Currently only a fraction of COVID-19 positive cases are sequenced, according to Cody. The county and its partners are actively working to increase sequencing efforts, but there are hurdles.
"It reminds me of the early days of testing," she said, when there wasn't a unified strategy and it took a long time to gear up testing and contact tracing.
"One year ago, we were very uncomfortable. ... With genomic sequencing, it's a similar story," she said.
So far, there's no standardized genomic sequencing nationwide. California is trying to build a standardized approach across the state, she said.
"The capacity just isn't what it needs to be in order to identify the variants rapidly," she said.

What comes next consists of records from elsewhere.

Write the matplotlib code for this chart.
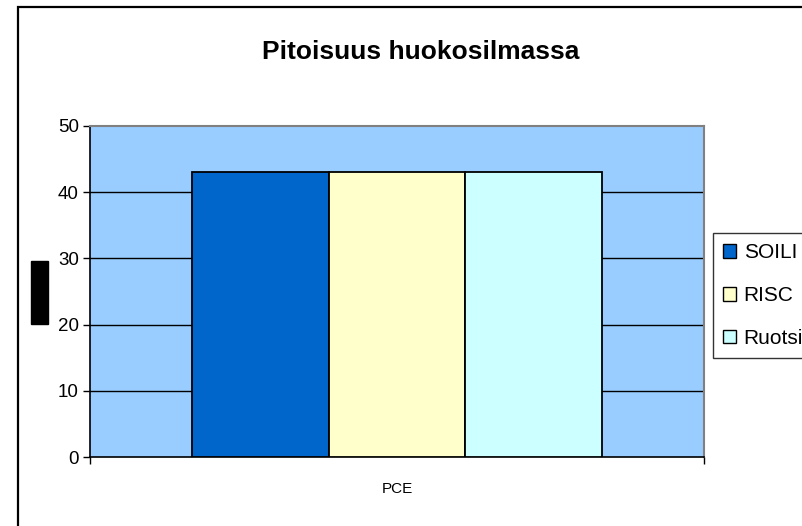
import numpy as np
import matplotlib.pyplot as plt
from matplotlib.patches import Rectangle, Patch

plt.rcParams['font.family'] = ['Liberation Sans', 'DejaVu Sans']

# ----------------------------------------------------------------------------
# Data
# ----------------------------------------------------------------------------
categories = ['PCE']
series = ['SOILI', 'RISC', 'Ruotsi']
values = [43, 43, 43]
colors = ['#0066CC', '#FFFFCC', '#CCFFFF']
title = 'Pitoisuus huokosilmassa'
y_ticks = [0, 10, 20, 30, 40, 50]

W, H = 803, 526
fig = plt.figure(figsize=(W / 100, H / 100), dpi=100)

# outer chart border (only left/top visible in the original)
fig.patches.append(Rectangle((18 / W, -0.1), 1.2, 1.1 - 7 / H,
                             transform=fig.transFigure, fill=False,
                             edgecolor='black', linewidth=1.6))

ax = fig.add_axes([90 / W, (H - 457) / H, (704 - 90) / W, (457 - 126) / H])
ax.set_facecolor('#99CCFF')

n = len(series)
bw = (1 / 1.5) / n
x = np.arange(len(categories))
for i, (s, v, c) in enumerate(zip(series, values, colors)):
    ax.bar(x - bw * (n - 1) / 2 + i * bw, [v], width=bw, color=c,
           edgecolor='black', linewidth=1.3, label=s, zorder=3)

ax.set_xlim(-0.5, 0.5)
ax.set_ylim(0, 50)
ax.set_yticks(y_ticks)
ax.tick_params(axis='y', labelsize=13.5, length=5, width=1, direction='out', pad=3)
for yv in y_ticks[1:-1]:
    ax.axhline(yv, color='black', linewidth=1, zorder=1)

ax.set_xticks(x)
ax.set_xticklabels(categories, fontsize=11)
ax.tick_params(axis='x', length=0, pad=18)
ax.set_xticks([-0.5, 0.5], minor=True)
ax.tick_params(axis='x', which='minor', length=5, width=1)

for side in ['top', 'right']:
    ax.spines[side].set_color('#808080')
    ax.spines[side].set_linewidth(1.5)
for side in ['left', 'bottom']:
    ax.spines[side].set_color('black')
    ax.spines[side].set_linewidth(1.2)

fig.text(421 / W, 1 - 52 / H, title, ha='center', va='center',
         fontsize=19, fontweight='bold')

# redacted axis title block
fig.patches.append(Rectangle((31 / W, 1 - 324 / H), 17 / W, 63 / H,
                             transform=fig.transFigure, color='black'))

handles = [Patch(facecolor=c, edgecolor='black', linewidth=1) for c in colors]
leg = fig.legend(handles, series, loc='upper left',
                 bbox_to_anchor=(713 / W, 1 - 233 / H), fontsize=15,
                 handlelength=0.62, handleheight=0.62, handletextpad=0.35,
                 labelspacing=1.14, borderpad=0.5, borderaxespad=0,
                 frameon=True, fancybox=False)
leg.get_frame().set_edgecolor('black')
leg.get_frame().set_linewidth(1)

fig.savefig('out.png', dpi=100)
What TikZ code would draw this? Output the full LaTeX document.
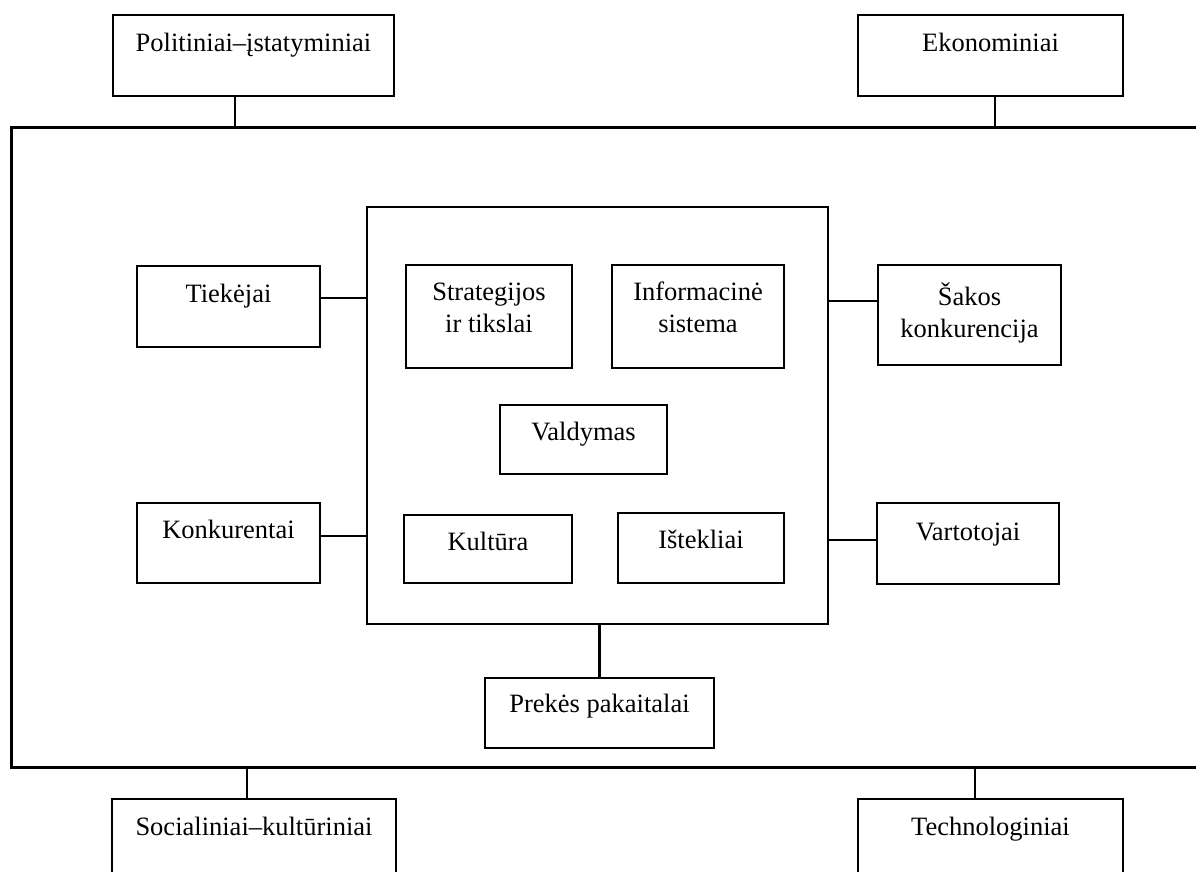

Santa Clara County is in a better place than some other areas, perhaps because there are many academic laboratories with equipment and skills to do the sequencing, she said. Pinsky, for example, said his lab currently runs about 100 genomic sequencing tests per week and it plans to do more.
Moss and Cody stressed that the variants make it all the more important to continue in earnest social distancing, mask wearing and other activities to protect against spreading the virus.
"The more chances the virus has to spread, the more opportunities it has to adapt and create new variants. This is a warning to all of us that we must stay on top of community transmission," Moss said.
Cody added: "We're still in a pretty big pickle, and that's the truth."
The Centers for Disease Control and Prevention on Wednesday released data showing that double masking, such as wearing a cloth face covering on top of a surgical mask, is more effective at reducing transmission of the virus. For recommendations on how to double-mask and make sure face coverings are tight-fitting, visit cdc.gov.